To crave ivory is to crave death, warns Born Free actress

Author(s)

Jerome Starkey, The Times (London)

Date Published

The actress and conservationist Virginia McKenna has urged Anglican and Catholic leaders to tell their devotees that to crave ivory is to “crave death”.
The 82-year-old, who played Joy Adamson in the 1966 film Born Free, is the latest conservationist to warn that demand for legal and illicit ivory threatens to make the elephant extinct. In the Philippines, Catholics use elephant tusk to make religious artefacts and the new middle classes in China are fuelling demand for ivory trinkets.

“Anyone who is in a position of influence, whether it’s the Church, politicians or leaders of society, you have to persuade all those people that seem to crave these little bits of carved teeth, that what they crave is a piece of death,” McKenna told The Times.
Although it was a lion cub called Elsa that first brought her to Kenya when she played Adamson, it was an elephant she met in 1968 that led her to set up an animal charity and devote her life to conservation.

The United States, which was the second largest ivory market in the world, announced a ban on domestic sales this month. McKenna said it was time for Britain to follow suit.
“There are markets in London awash with ivory for sale. That’s got to stop,” she said. “Whether it belonged to great aunt Mary and has sentimental value, the sentimental value of a little piece of ivory is nothing compared to the sentimental value of an elephant’s life.
“You can have a piece of marble. There’s tons of things to carve.
Elephants are living art.”
McKenna starred alongside her late husband Bill Travers, who played the game warden George Adamson in the film about a lioness that is reared by people and released into the wild.

It was not until they returned to Kenya in 1968 to film An Elephant Called Slowly, that they met the twoyear-old elephant called Pole Pole, which eventually changed their lives. There were more than 35,000 elephants in Tsavo, where the film was shot. Today there are 11,000.
“It’s a click of the fingers in time, but if it goes on like this there will be no elephants left in the wild,” McKenna said. “Is that what we want to do to our great-grandchildren? What a shameful thing to do to the world.”
In parts of central Africa the slaughter has been far worse, activists fear, but it often goes unchecked.
According to the iWorry campaign, an elephant is poached in Africa every 15 minutes and unless more is done to control the scourgte the animals will be wiped out in the wild by 2025.

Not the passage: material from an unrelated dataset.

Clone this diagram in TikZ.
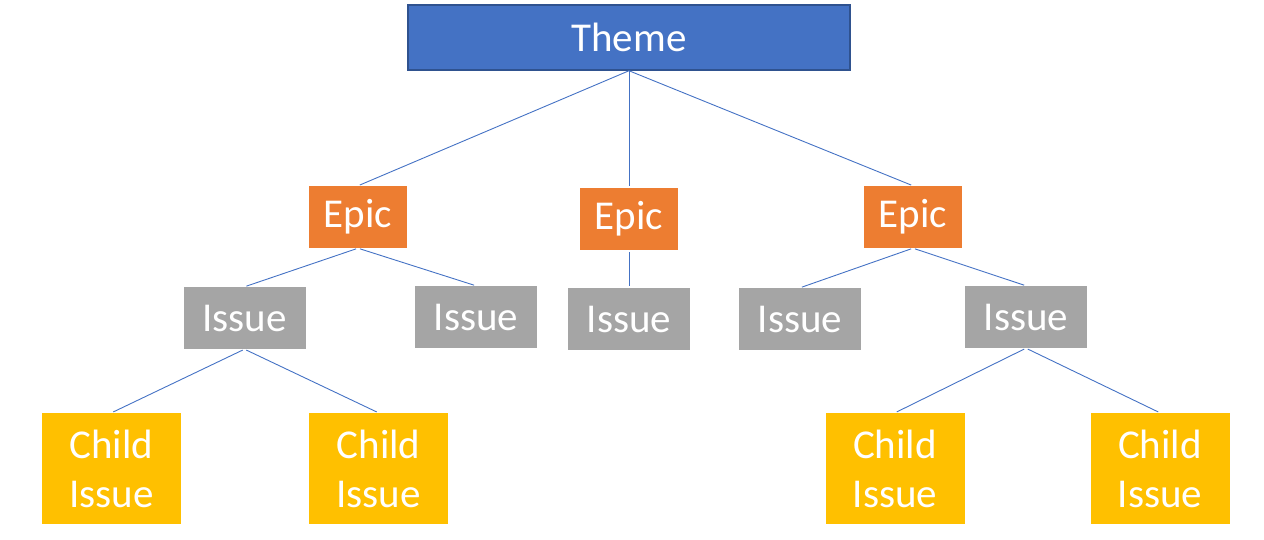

Pole Pole’s death in 1983 inspired the couple to launch Zoo Check, which later became the Born Free Foundation.
McKenna, who has 11 grandchildren and two great-grandchildren, said she feared her descendants might never know the privilege of living in the wilderness that the Adamsons knew. “It feels even more special now, because it’s getting more difficult to find unspoilt environments.”